When the family shifts on you

Your family isn't fixed. The same person can be a floral house in May and a woody house in November. That isn't fickleness. It's the weather doing its work.

Warm months reward floral. Open windows. Long evenings. Air that carries lighter scent without crowding.

Cold months reward woody. Closed rooms. Earlier dark. Air that wants something to anchor it.

If a favorite stick stops feeling right around a season change, that's the family rotating. Not the stick going bad. Keep one of each side on hand.
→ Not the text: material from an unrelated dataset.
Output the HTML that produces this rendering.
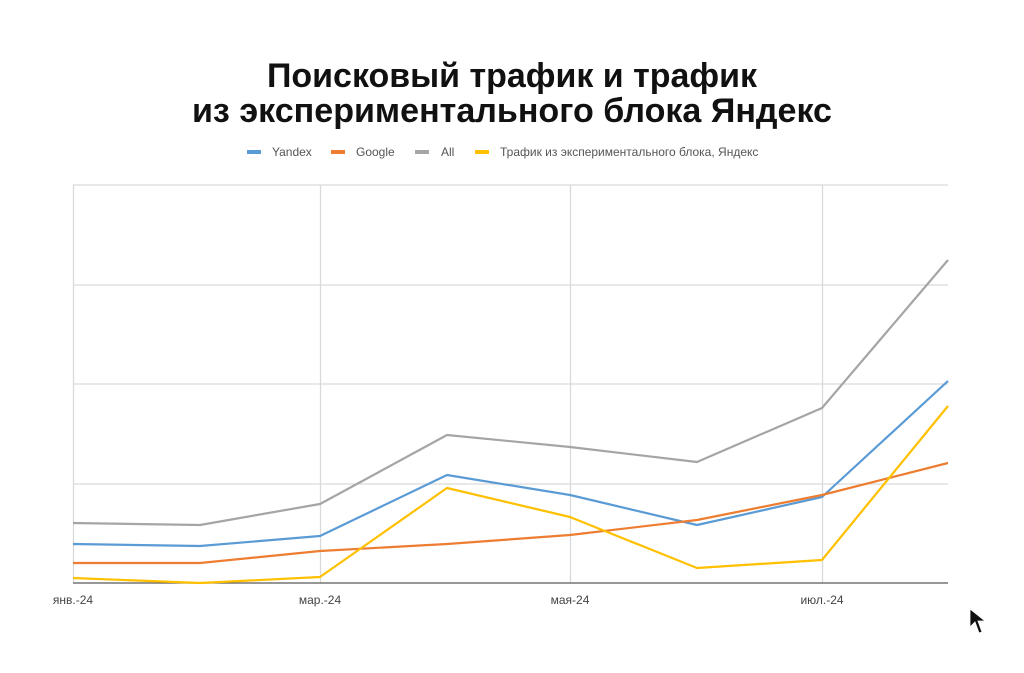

You'll use the other half of the year you weren't expecting to.

What this means at the counter

If you're floral: start with Quiet Lavender · 暮薰. Bedside. After dinner. A weekday that wants less.

If you're woody: start with Imperial Pear · 鹅梨帐. Living room. Weekend evening. The hour before bed when you don't want a screen.

If you're hybrid — and again, most people are — the easiest move is a small sampler. Burn a few things over a week. Pay attention to which one you reach for twice.

Not sure where you sit?

The Discovery Trial Pack is a five-scent sampler — built for exactly this question. Burn one a night for a week. You'll know which family is yours, and which one you keep coming back to anyway.

Try the Discovery Trial Pack

The shorthand, in three lines

Floral is for the air after you open the window. Woody is for the chair you don't move.

Floral is the room getting softer. Woody is the room getting deeper.

Floral is Tuesday at 9 PM with a book. Woody is Sunday at 4 PM with rain on the window.

Pick a side. Burn the other side anyway. That's how the catalog opens up.